The group began in Washington, D.C. where representatives from the U.S. and Taiwanese grains industries signed letters of intent committing to nearly $3 billion in total sales.

Chip Councell, vice-chairman of the U.S. Grains Council, participated in the signing ceremony on behalf of the organization and U.S. corn producers, with Taiwanese customers pledging to purchase 5 million tonnes (197 million bushels) of U.S. corn and 500,000 tonnes of U.S. corn co-products valued at $1.23 billion by 2017.

The letter of intent is evidence of Taiwan’s commitment to strengthening trade ties and maintaining its well-established partnership with the U.S.

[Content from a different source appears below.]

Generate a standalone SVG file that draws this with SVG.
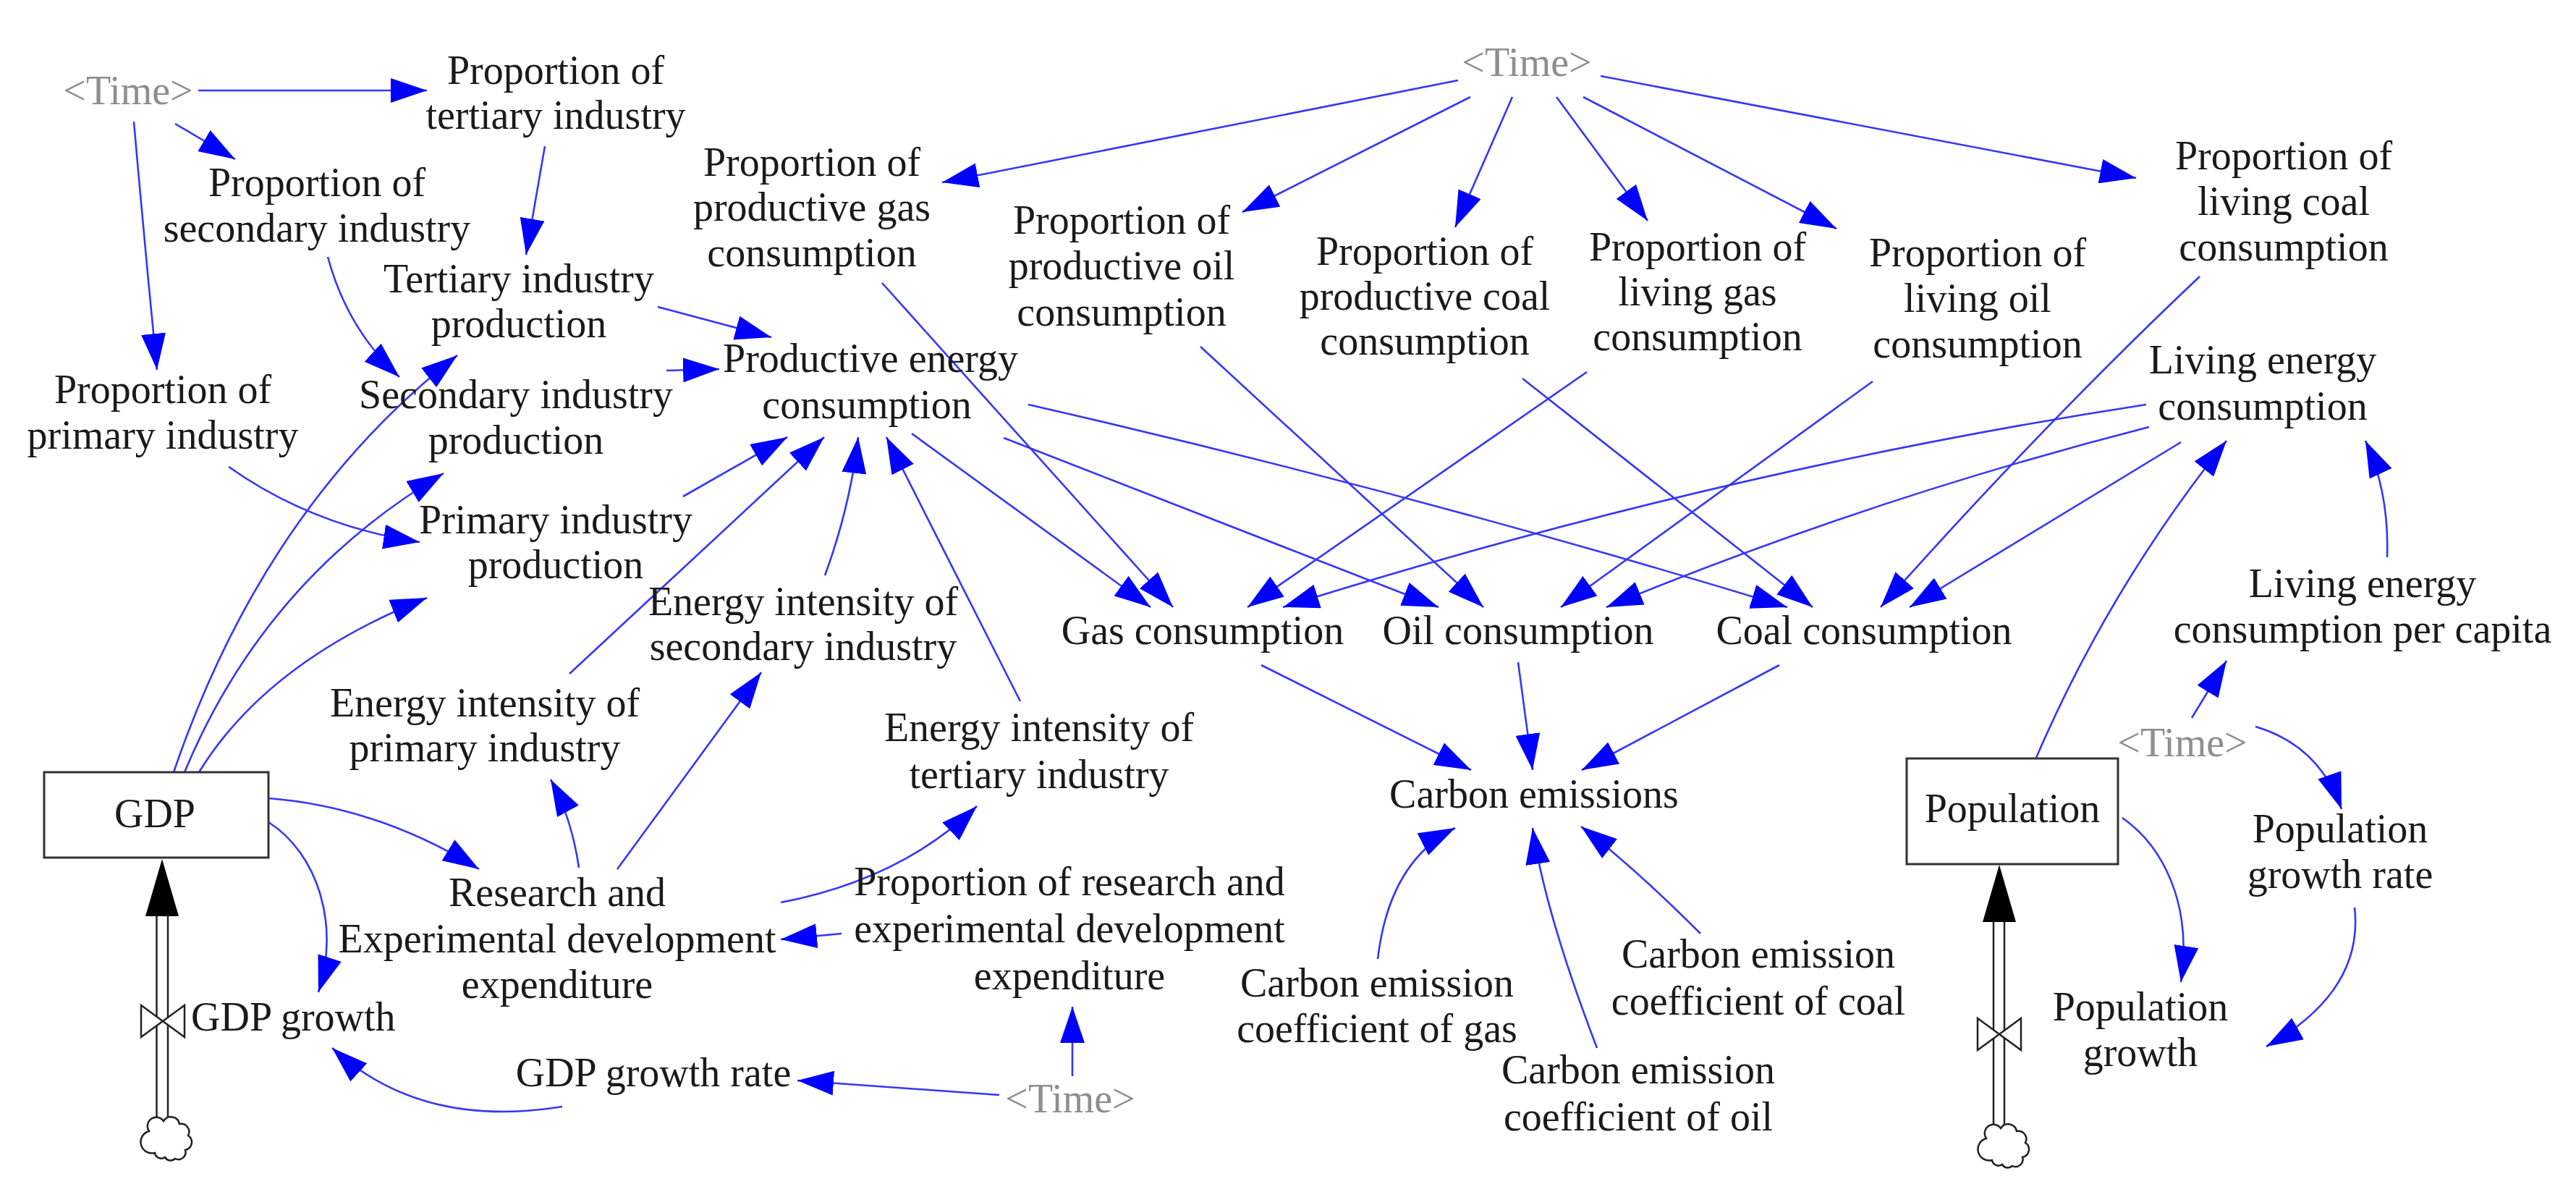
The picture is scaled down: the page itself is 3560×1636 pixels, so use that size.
<svg xmlns="http://www.w3.org/2000/svg" xmlns:xlink="http://www.w3.org/1999/xlink" width="3560" height="1636" viewBox="0 0 3560 1636">
<style>
.t{font-family:"Liberation Serif","Times New Roman",serif;font-size:56px;fill:#1a1a1a;text-anchor:middle}
.tl{text-anchor:start}
.time{fill:#8e8e8e}
.c{fill:none;stroke:#3535ff;stroke-width:2.6;marker-end:url(#ah)}
.box{fill:#ffffff;stroke:#333333;stroke-width:3}
.pipe{stroke:#222222;stroke-width:2.5;fill:none}
.valve{fill:#ffffff;stroke:#222222;stroke-width:2.5}
.cloud{fill:#ffffff;stroke:#222222;stroke-width:2.5}
</style>
<defs>
<marker id="ah" markerUnits="userSpaceOnUse" markerWidth="50" markerHeight="34" refX="50" refY="17" orient="auto">
<path d="M0,0 L50,17 L0,34 Z" fill="#0000ff"/>
</marker>
<path id="valveShape" d="M-30,-22 L0,0 L-30,22 Z M30,-22 L0,0 L30,22 Z"/>
<path id="cloudShape" d="M-25,-12 a12,12 0 0 1 20,-14 a12,12 0 0 1 22,4 a11,11 0 0 1 12,16 a11,11 0 0 1 -4,20 a10,10 0 0 1 -14,12 a9,9 0 0 1 -14,-2 a9,9 0 0 1 -14,-6 a11,11 0 0 1 -8,-30 z"/>
<path id="flowHead" d="M0,0 L23,79 L-23,79 Z"/>
</defs>
<rect width="3560" height="1636" fill="#ffffff"/>

<g id="connectors">
<path class="c" d="M274,125 L590,125"/>
<path class="c" d="M242,171 L325,220"/>
<path class="c" d="M185,168 Q200,340 217,511"/>
<path class="c" d="M753,202 L727,352"/>
<path class="c" d="M453,355 Q480,455 552,521"/>
<path class="c" d="M909,424 L1066,466"/>
<path class="c" d="M921,512 L994,510"/>
<path class="c" d="M316,645 Q432,727 580,749"/>
<path class="c" d="M240,1067 Q365,700 632,491"/>
<path class="c" d="M255,1067 Q366,800 613,654"/>
<path class="c" d="M275,1067 Q369,914 590,826"/>
<path class="c" d="M944,686 L1088,604"/>
<path class="c" d="M787,931 L1139,604"/>
<path class="c" d="M1140,795 Q1175,700 1186,604"/>
<path class="c" d="M1410,969 L1225,604"/>
<path class="c" d="M1260,599 L1590,839"/>
<path class="c" d="M1387,605 L1988,839"/>
<path class="c" d="M1421,559 Q1950,680 2470,839"/>
<path class="c" d="M1219,391 L1621,839"/>
<path class="c" d="M1659,479 L2050,839"/>
<path class="c" d="M2104,523 L2505,839"/>
<path class="c" d="M2193,514 L1724,839"/>
<path class="c" d="M2588,527 L2157,839"/>
<path class="c" d="M3040,382 Q2830,580 2599,839"/>
<path class="c" d="M2966,559 Q2370,651 1773,839"/>
<path class="c" d="M2970,590 Q2580,690 2220,839"/>
<path class="c" d="M3014,611 L2639,839"/>
<path class="c" d="M2015,111 L1302,252"/>
<path class="c" d="M2032,134 L1717,293"/>
<path class="c" d="M2090,134 L2011,314"/>
<path class="c" d="M2151,134 L2277,305"/>
<path class="c" d="M2188,134 L2538,316"/>
<path class="c" d="M2212,105 L2952,246"/>
<path class="c" d="M1743,919 L2033,1064"/>
<path class="c" d="M2098,915 L2118,1064"/>
<path class="c" d="M2459,919 L2186,1064"/>
<path class="c" d="M1904,1325 Q1920,1190 2011,1144"/>
<path class="c" d="M2207,1448 Q2135,1260 2118,1144"/>
<path class="c" d="M2350,1290 Q2260,1200 2185,1142"/>
<path class="c" d="M371,1103 Q523,1115 662,1201"/>
<path class="c" d="M371,1136 C440,1180 470,1280 440,1371"/>
<path class="c" d="M777,1529 Q582,1561 459,1448"/>
<path class="c" d="M1381,1513 L1102,1493"/>
<path class="c" d="M1482,1487 L1482,1391"/>
<path class="c" d="M1163,1290 L1079,1298"/>
<path class="c" d="M800,1199 Q790,1130 761,1077"/>
<path class="c" d="M853,1201 L1052,929"/>
<path class="c" d="M1079,1247 Q1245,1215 1350,1114"/>
<path class="c" d="M2814,1047 Q2915,812 3077,609"/>
<path class="c" d="M3299,770 Q3302,680 3269,609"/>
<path class="c" d="M3029,992 L3077,913"/>
<path class="c" d="M3117,1004 Q3205,1030 3236,1118"/>
<path class="c" d="M3254,1254 Q3267,1370 3132,1446"/>
<path class="c" d="M2933,1130 C2990,1170 3030,1250 3014,1357"/>
</g>

<g id="time1"><text class="t time" x="177" y="144">&lt;Time&gt;</text></g>
<g id="time2"><text class="t time" x="2110" y="105">&lt;Time&gt;</text></g>
<g id="time3"><text class="t time" x="1479" y="1537">&lt;Time&gt;</text></g>
<g id="time4"><text class="t time" x="3016" y="1045">&lt;Time&gt;</text></g>

<g id="prop-tertiary"><text class="t"><tspan x="768" y="116">Proportion of</tspan><tspan x="768" y="178">tertiary industry</tspan></text></g>
<g id="prop-secondary"><text class="t"><tspan x="438" y="271">Proportion of</tspan><tspan x="438" y="334">secondary industry</tspan></text></g>
<g id="prop-primary"><text class="t"><tspan x="225" y="557">Proportion of</tspan><tspan x="225" y="620">primary industry</tspan></text></g>
<g id="tertiary-production"><text class="t"><tspan x="717" y="404">Tertiary industry</tspan><tspan x="717" y="466">production</tspan></text></g>
<g id="secondary-production"><text class="t"><tspan x="713" y="564">Secondary industry</tspan><tspan x="713" y="627">production</tspan></text></g>
<g id="primary-production"><text class="t"><tspan x="768" y="737">Primary industry</tspan><tspan x="768" y="799">production</tspan></text></g>
<g id="productive-energy"><text class="t"><tspan x="1203" y="514">Productive energy</tspan><tspan x="1198" y="578">consumption</tspan></text></g>
<g id="prop-prod-gas"><text class="t"><tspan x="1122" y="243">Proportion of</tspan><tspan x="1122" y="305">productive gas</tspan><tspan x="1122" y="368">consumption</tspan></text></g>
<g id="prop-prod-oil"><text class="t"><tspan x="1550" y="323">Proportion of</tspan><tspan x="1550" y="386">productive oil</tspan><tspan x="1550" y="450">consumption</tspan></text></g>
<g id="prop-prod-coal"><text class="t"><tspan x="1969" y="366">Proportion of</tspan><tspan x="1969" y="428">productive coal</tspan><tspan x="1969" y="490">consumption</tspan></text></g>
<g id="prop-living-gas"><text class="t"><tspan x="2346" y="360">Proportion of</tspan><tspan x="2346" y="422">living gas</tspan><tspan x="2346" y="484">consumption</tspan></text></g>
<g id="prop-living-oil"><text class="t"><tspan x="2733" y="368">Proportion of</tspan><tspan x="2733" y="431">living oil</tspan><tspan x="2733" y="494">consumption</tspan></text></g>
<g id="prop-living-coal"><text class="t"><tspan x="3156" y="234">Proportion of</tspan><tspan x="3156" y="297">living coal</tspan><tspan x="3156" y="360">consumption</tspan></text></g>
<g id="living-energy"><text class="t"><tspan x="3127" y="516">Living energy</tspan><tspan x="3127" y="580">consumption</tspan></text></g>
<g id="living-energy-per-capita"><text class="t"><tspan x="3265" y="825">Living energy</tspan><tspan x="3265" y="888">consumption per capita</tspan></text></g>
<g id="gas-consumption"><text class="t" x="1662" y="890">Gas consumption</text></g>
<g id="oil-consumption"><text class="t" x="2098" y="890">Oil consumption</text></g>
<g id="coal-consumption"><text class="t" x="2576" y="890">Coal consumption</text></g>
<g id="ei-secondary"><text class="t"><tspan x="1110" y="850">Energy intensity of</tspan><tspan x="1110" y="912">secondary industry</tspan></text></g>
<g id="ei-primary"><text class="t"><tspan x="670" y="990">Energy intensity of</tspan><tspan x="670" y="1052">primary industry</tspan></text></g>
<g id="ei-tertiary"><text class="t"><tspan x="1436" y="1024">Energy intensity of</tspan><tspan x="1436" y="1089">tertiary industry</tspan></text></g>
<g id="carbon-emissions"><text class="t" x="2120" y="1116">Carbon emissions</text></g>
<g id="rd-expenditure"><text class="t"><tspan x="770" y="1252">Research and</tspan><tspan x="770" y="1316">Experimental development</tspan><tspan x="770" y="1379">expenditure</tspan></text></g>
<g id="prop-rd"><text class="t"><tspan x="1478" y="1237">Proportion of research and</tspan><tspan x="1478" y="1302">experimental development</tspan><tspan x="1478" y="1367">expenditure</tspan></text></g>
<g id="gdp-growth-rate"><text class="t" x="903" y="1501">GDP growth rate</text></g>
<g id="ce-gas"><text class="t"><tspan x="1903" y="1377">Carbon emission</tspan><tspan x="1903" y="1440">coefficient of gas</tspan></text></g>
<g id="ce-oil"><text class="t"><tspan x="2264" y="1497">Carbon emission</tspan><tspan x="2264" y="1562">coefficient of oil</tspan></text></g>
<g id="ce-coal"><text class="t"><tspan x="2430" y="1337">Carbon emission</tspan><tspan x="2430" y="1402">coefficient of coal</tspan></text></g>
<g id="pop-growth-rate"><text class="t"><tspan x="3234" y="1164">Population</tspan><tspan x="3234" y="1227">growth rate</tspan></text></g>

<g id="gdp">
<rect class="box" x="61" y="1067" width="310" height="118"/>
<text class="t" x="214" y="1143">GDP</text>
</g>
<g id="gdp-growth">
<line class="pipe" x1="216.5" y1="1262" x2="216.5" y2="1548"/>
<line class="pipe" x1="232" y1="1262" x2="232" y2="1548"/>
<use xlink:href="#flowHead" x="224" y="1187" fill="#000000"/>
<use xlink:href="#valveShape" x="225" y="1411" class="valve"/>
<use xlink:href="#cloudShape" x="231" y="1575" class="cloud"/>
<text class="t tl" x="264" y="1424">GDP growth</text>
</g>

<g id="population">
<rect class="box" x="2635" y="1048" width="292" height="146"/>
<text class="t" x="2781" y="1136">Population</text>
</g>
<g id="population-growth">
<line class="pipe" x1="2755" y1="1270" x2="2755" y2="1558"/>
<line class="pipe" x1="2770" y1="1270" x2="2770" y2="1558"/>
<use xlink:href="#flowHead" x="2763" y="1195" fill="#000000"/>
<use xlink:href="#valveShape" x="2763" y="1429" class="valve"/>
<use xlink:href="#cloudShape" x="2770" y="1585" class="cloud"/>
<text class="t"><tspan x="2958" y="1410">Population</tspan><tspan x="2958" y="1473">growth</tspan></text>
</g>
</svg>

“The council has been involved in Taiwan for 42 years and has watched it grow into a steady, reliable buyer of U.S. coarse grains and co-products,” said Alan Tiemann, USGC chairman, who farms in Nebraska. “This mission helps maintain an open dialogue between U.S. and Taiwanese government officials, traders and end-users, which is key to maintaining a healthy trade relationship with this top buyer.”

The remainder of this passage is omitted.